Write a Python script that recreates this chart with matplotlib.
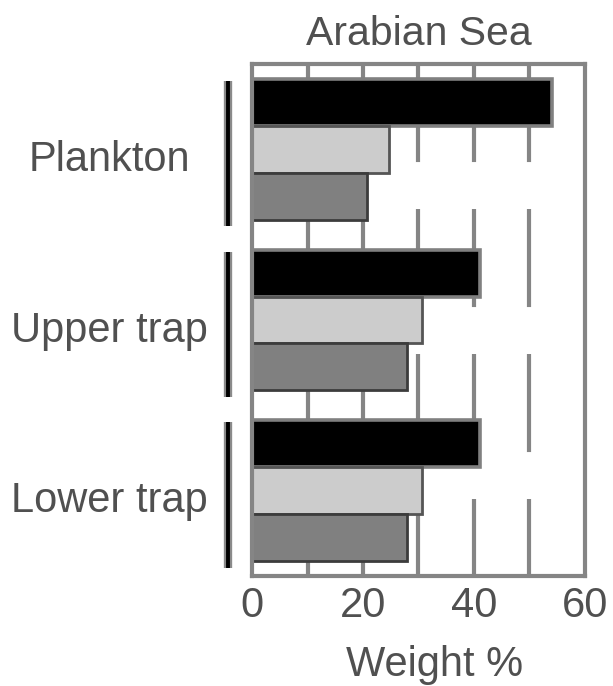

==

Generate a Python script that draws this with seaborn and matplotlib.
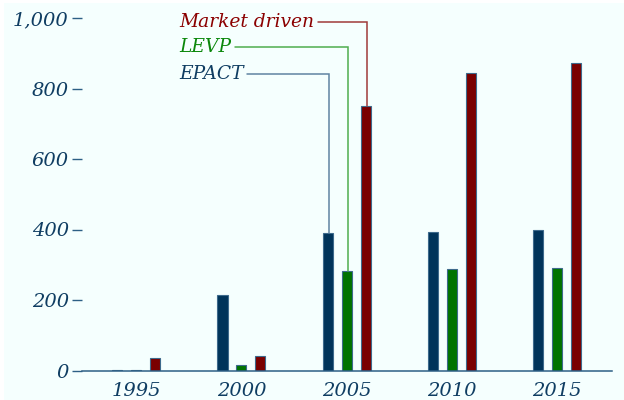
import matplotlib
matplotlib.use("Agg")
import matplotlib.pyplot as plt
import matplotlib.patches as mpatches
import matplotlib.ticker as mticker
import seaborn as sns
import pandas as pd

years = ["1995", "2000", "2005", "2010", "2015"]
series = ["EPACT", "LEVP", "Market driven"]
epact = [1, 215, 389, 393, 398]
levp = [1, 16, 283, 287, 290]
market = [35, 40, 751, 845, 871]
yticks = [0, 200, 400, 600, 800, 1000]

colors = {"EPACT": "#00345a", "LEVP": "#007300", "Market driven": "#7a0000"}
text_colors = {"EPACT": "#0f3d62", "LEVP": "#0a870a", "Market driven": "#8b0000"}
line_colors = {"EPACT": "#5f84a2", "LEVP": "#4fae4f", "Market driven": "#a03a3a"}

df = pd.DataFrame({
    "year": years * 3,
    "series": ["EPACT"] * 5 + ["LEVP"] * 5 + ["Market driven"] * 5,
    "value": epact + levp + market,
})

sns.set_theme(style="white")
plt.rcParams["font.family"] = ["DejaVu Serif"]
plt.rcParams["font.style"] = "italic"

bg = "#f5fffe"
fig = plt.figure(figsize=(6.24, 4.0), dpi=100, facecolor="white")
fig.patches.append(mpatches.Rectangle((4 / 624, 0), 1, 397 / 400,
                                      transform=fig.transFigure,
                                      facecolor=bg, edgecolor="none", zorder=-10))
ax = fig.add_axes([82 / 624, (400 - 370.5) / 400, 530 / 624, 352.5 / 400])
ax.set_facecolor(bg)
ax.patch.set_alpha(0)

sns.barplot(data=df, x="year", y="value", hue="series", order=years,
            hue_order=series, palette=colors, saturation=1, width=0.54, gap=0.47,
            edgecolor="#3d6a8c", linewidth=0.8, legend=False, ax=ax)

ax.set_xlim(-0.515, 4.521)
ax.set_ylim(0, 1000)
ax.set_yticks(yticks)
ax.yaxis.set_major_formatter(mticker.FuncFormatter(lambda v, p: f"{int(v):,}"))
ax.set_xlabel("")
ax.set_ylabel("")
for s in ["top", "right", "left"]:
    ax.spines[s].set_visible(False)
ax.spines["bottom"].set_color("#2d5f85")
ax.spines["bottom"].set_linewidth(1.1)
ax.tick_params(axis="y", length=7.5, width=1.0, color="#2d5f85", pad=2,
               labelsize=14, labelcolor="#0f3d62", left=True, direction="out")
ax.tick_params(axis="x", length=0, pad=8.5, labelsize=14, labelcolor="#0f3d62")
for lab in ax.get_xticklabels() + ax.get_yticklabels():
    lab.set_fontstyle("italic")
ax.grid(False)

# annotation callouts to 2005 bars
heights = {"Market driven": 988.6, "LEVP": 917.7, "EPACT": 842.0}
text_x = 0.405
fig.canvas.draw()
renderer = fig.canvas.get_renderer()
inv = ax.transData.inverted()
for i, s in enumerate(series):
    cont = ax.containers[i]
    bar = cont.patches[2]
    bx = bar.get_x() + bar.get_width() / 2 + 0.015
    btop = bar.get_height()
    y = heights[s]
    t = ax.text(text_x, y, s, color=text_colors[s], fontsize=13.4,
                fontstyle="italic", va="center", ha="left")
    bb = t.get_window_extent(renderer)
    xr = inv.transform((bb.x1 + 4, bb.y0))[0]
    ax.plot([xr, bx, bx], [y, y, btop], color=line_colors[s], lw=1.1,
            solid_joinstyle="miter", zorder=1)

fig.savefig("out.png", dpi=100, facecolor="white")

_WORK TO COMPLETE_
Show each line holding the word "matplotlib".

_TASK SOLUTION_
Write a Python script that recreates this chart with matplotlib.
Generate a Python script that draws this with seaborn and matplotlib.
import matplotlib
matplotlib.use("Agg")
import matplotlib.pyplot as plt
import matplotlib.patches as mpatches
import matplotlib.ticker as mticker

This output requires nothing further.